PHENOMENALITY: *marvelous*
MYTHICITY: *fair*
FRYEAN MYTHOS: *adventure*
CAMPBELLIAN FUNCTION: *metaphysical*
I've not read many of the 1983-88 manga series FIST OF THE NORTH STAR, and I've seen few episodes of the eighties TV adaptation, but neither affects my review of this theatrical film. According to Wiki it's an "alternative re-telling" of the manga's early years, condensing the essential "origin story" of the main character and his opponents into a reasonably holistic package.
Once again humanity has succumbed to apocalypse, though this time most of the action seems to take place in a devastated Japan, since most characters have Japanese names and make references to Japanese culture. (One exception: the American dub I watched calls a female character named "Yuria" by the name "Juliet.") In the midst of a cultural chaos, wherein everything has been reduced down to medieval strongholds, the martial master Kenshiro has mastered a special art with which he can literally cause human bodies to explode. However, he faces competition from one of his training-mates, Shin, a master of a rival style. Shin claims that he's in love with Yuria and seeks to claim her by force. Shin wins the fight and marks Ken with wounds across his chest that resemble the Big Dipper constellation, home of the titular "North Star." Shin leaves Ken alive and absconds with Yuria.
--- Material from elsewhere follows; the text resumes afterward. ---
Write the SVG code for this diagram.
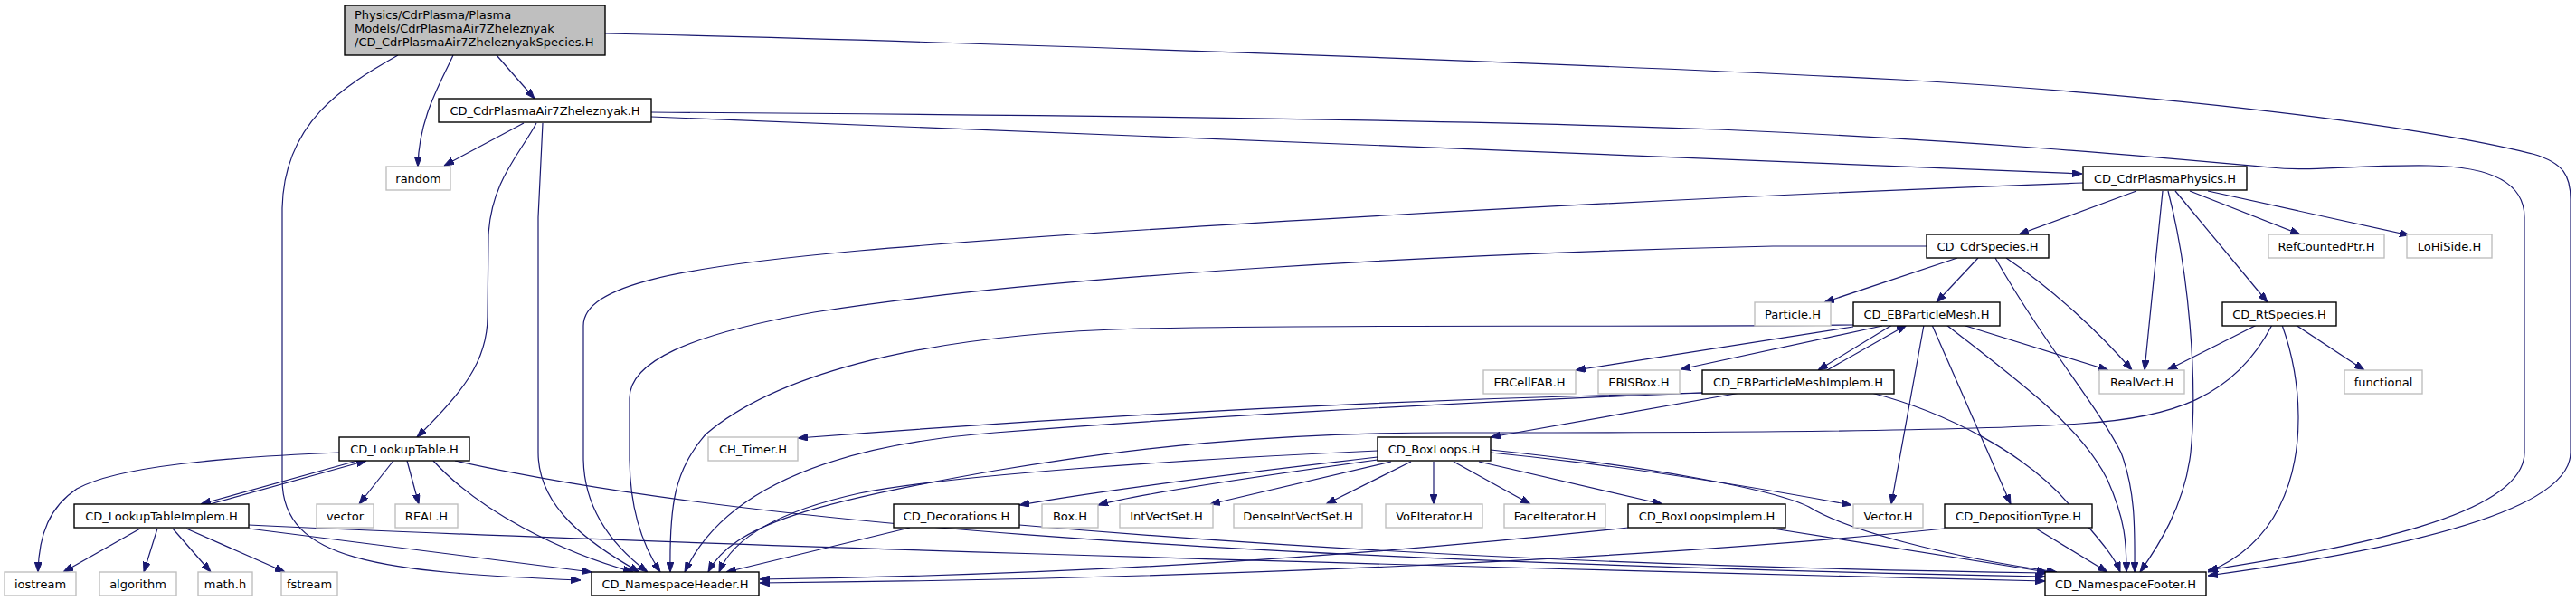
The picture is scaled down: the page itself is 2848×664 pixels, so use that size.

When Ken recovers, he embarks on a peripatetic journey in quest of Shin and Yuria, occasionally using his skills to succor helpless victims of tyranny. Little does Ken know that even after he meets and conquers Shin, there's a Bigger Big Bad waiting in the wings-- an even more skilled fighter, Raoh, who wants to take out Ken so that Raoh can rule the decimated world.
STAR is a good basic fantasy-adventure, and the only suggestion of complexity are some freewheeling references to philosophical concepts like "yin and yang" as they apply to these fantasy martial arts. Once or twice Ken's skills are said to incarnate some cosmic principles necessary for the healing of the ruined environment, but this is not pursued with any rigor. Viewers with queasy stomachs probably will not be wild over all the exploding bodies, which in retrospect seems "very eighties."